• **YOUR TASK**: Starting at the first line of the listing below, repeat each line exactly until the line containing "return 1 - py / H", which you include. Leave out pictures.

• **INFORMATION PROVIDED**:
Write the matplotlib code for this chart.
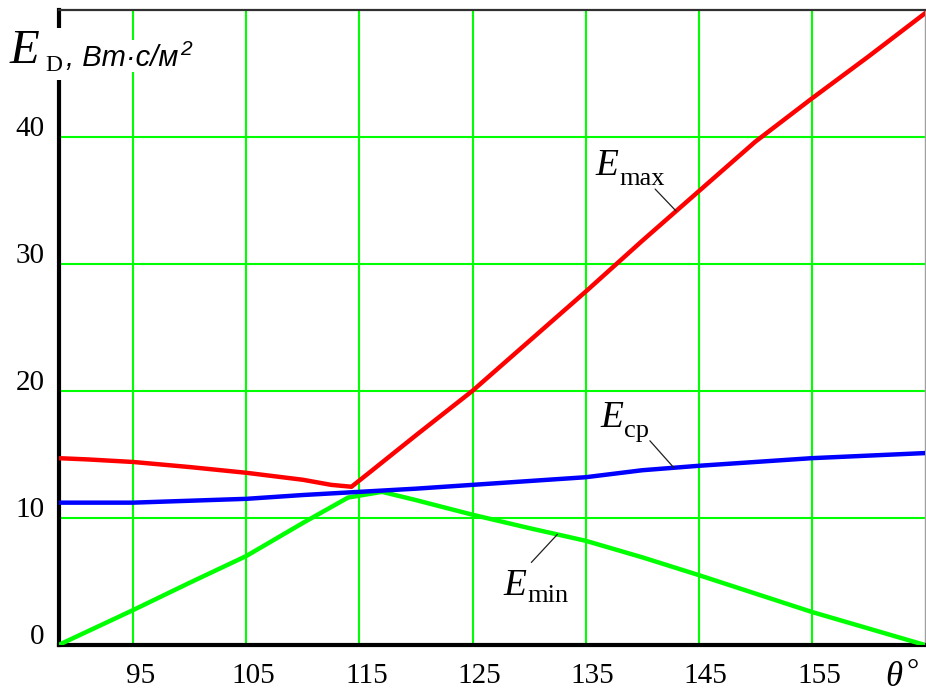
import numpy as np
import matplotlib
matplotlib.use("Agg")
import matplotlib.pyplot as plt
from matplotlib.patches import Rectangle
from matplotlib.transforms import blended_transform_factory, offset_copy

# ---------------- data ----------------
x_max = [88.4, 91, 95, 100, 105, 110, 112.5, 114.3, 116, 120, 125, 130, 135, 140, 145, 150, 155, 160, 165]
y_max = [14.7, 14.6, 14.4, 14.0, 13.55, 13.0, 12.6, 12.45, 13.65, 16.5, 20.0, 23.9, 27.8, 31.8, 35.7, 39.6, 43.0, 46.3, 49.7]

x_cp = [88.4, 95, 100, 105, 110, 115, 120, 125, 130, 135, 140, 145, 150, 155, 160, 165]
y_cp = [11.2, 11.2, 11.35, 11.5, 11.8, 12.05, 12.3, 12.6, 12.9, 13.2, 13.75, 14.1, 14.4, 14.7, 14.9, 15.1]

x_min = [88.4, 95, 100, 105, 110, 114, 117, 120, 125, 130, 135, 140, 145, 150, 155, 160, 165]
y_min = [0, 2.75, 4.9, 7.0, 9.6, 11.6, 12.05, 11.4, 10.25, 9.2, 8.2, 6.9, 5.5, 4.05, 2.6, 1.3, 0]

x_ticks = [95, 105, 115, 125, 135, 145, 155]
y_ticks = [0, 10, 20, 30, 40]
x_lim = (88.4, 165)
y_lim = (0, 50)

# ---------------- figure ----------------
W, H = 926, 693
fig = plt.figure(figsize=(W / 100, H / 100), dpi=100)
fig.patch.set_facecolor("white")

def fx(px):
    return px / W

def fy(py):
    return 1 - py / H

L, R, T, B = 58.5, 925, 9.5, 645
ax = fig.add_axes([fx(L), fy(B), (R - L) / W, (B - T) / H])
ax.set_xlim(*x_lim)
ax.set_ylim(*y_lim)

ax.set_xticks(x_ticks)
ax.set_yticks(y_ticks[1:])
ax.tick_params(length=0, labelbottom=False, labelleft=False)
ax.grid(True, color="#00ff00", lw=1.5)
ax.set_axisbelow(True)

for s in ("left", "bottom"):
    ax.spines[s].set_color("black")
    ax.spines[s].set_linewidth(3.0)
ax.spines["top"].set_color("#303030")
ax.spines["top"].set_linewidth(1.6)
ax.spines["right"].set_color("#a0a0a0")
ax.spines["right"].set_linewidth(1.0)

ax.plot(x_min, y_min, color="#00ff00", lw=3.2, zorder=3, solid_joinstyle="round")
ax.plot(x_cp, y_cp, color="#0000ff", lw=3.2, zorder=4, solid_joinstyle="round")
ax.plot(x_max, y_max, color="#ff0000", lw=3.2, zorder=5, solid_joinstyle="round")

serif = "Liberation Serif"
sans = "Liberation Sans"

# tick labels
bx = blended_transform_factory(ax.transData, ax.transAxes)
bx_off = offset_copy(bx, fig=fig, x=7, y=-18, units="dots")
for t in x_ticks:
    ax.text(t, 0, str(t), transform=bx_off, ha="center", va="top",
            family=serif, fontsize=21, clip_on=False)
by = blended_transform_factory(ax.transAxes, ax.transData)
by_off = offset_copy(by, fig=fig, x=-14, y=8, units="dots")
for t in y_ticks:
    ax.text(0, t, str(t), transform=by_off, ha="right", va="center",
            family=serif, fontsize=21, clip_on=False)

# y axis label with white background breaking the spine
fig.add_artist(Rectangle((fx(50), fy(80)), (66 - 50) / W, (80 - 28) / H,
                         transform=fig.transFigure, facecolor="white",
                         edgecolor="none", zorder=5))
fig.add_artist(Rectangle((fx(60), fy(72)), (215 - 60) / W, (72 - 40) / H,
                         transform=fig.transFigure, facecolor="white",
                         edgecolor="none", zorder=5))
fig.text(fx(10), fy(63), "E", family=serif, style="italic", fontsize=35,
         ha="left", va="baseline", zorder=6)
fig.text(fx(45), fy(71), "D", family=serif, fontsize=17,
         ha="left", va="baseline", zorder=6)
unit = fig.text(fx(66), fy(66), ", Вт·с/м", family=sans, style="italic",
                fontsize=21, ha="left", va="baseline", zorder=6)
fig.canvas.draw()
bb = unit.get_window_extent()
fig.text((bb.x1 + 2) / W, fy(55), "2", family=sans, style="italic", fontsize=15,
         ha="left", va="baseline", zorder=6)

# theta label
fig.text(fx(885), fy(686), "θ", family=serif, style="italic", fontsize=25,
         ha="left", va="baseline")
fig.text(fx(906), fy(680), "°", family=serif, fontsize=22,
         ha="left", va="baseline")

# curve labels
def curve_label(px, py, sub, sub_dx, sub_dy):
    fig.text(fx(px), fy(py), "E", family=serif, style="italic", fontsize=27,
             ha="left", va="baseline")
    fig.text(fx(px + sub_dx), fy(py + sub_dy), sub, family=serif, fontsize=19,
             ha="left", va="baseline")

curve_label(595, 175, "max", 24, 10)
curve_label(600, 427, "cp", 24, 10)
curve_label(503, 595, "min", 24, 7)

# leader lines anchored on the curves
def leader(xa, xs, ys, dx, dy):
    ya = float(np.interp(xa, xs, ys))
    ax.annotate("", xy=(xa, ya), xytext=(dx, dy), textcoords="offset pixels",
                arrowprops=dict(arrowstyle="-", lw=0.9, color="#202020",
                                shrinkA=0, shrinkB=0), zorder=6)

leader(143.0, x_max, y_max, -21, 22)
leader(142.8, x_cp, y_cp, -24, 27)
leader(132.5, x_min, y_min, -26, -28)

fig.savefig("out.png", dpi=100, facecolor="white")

• **EXPECTED ANSWER**:
Write the matplotlib code for this chart.
import numpy as np
import matplotlib
matplotlib.use("Agg")
import matplotlib.pyplot as plt
from matplotlib.patches import Rectangle
from matplotlib.transforms import blended_transform_factory, offset_copy

# ---------------- data ----------------
x_max = [88.4, 91, 95, 100, 105, 110, 112.5, 114.3, 116, 120, 125, 130, 135, 140, 145, 150, 155, 160, 165]
y_max = [14.7, 14.6, 14.4, 14.0, 13.55, 13.0, 12.6, 12.45, 13.65, 16.5, 20.0, 23.9, 27.8, 31.8, 35.7, 39.6, 43.0, 46.3, 49.7]

x_cp = [88.4, 95, 100, 105, 110, 115, 120, 125, 130, 135, 140, 145, 150, 155, 160, 165]
y_cp = [11.2, 11.2, 11.35, 11.5, 11.8, 12.05, 12.3, 12.6, 12.9, 13.2, 13.75, 14.1, 14.4, 14.7, 14.9, 15.1]

x_min = [88.4, 95, 100, 105, 110, 114, 117, 120, 125, 130, 135, 140, 145, 150, 155, 160, 165]
y_min = [0, 2.75, 4.9, 7.0, 9.6, 11.6, 12.05, 11.4, 10.25, 9.2, 8.2, 6.9, 5.5, 4.05, 2.6, 1.3, 0]

x_ticks = [95, 105, 115, 125, 135, 145, 155]
y_ticks = [0, 10, 20, 30, 40]
x_lim = (88.4, 165)
y_lim = (0, 50)

# ---------------- figure ----------------
W, H = 926, 693
fig = plt.figure(figsize=(W / 100, H / 100), dpi=100)
fig.patch.set_facecolor("white")

def fx(px):
    return px / W

def fy(py):
    return 1 - py / H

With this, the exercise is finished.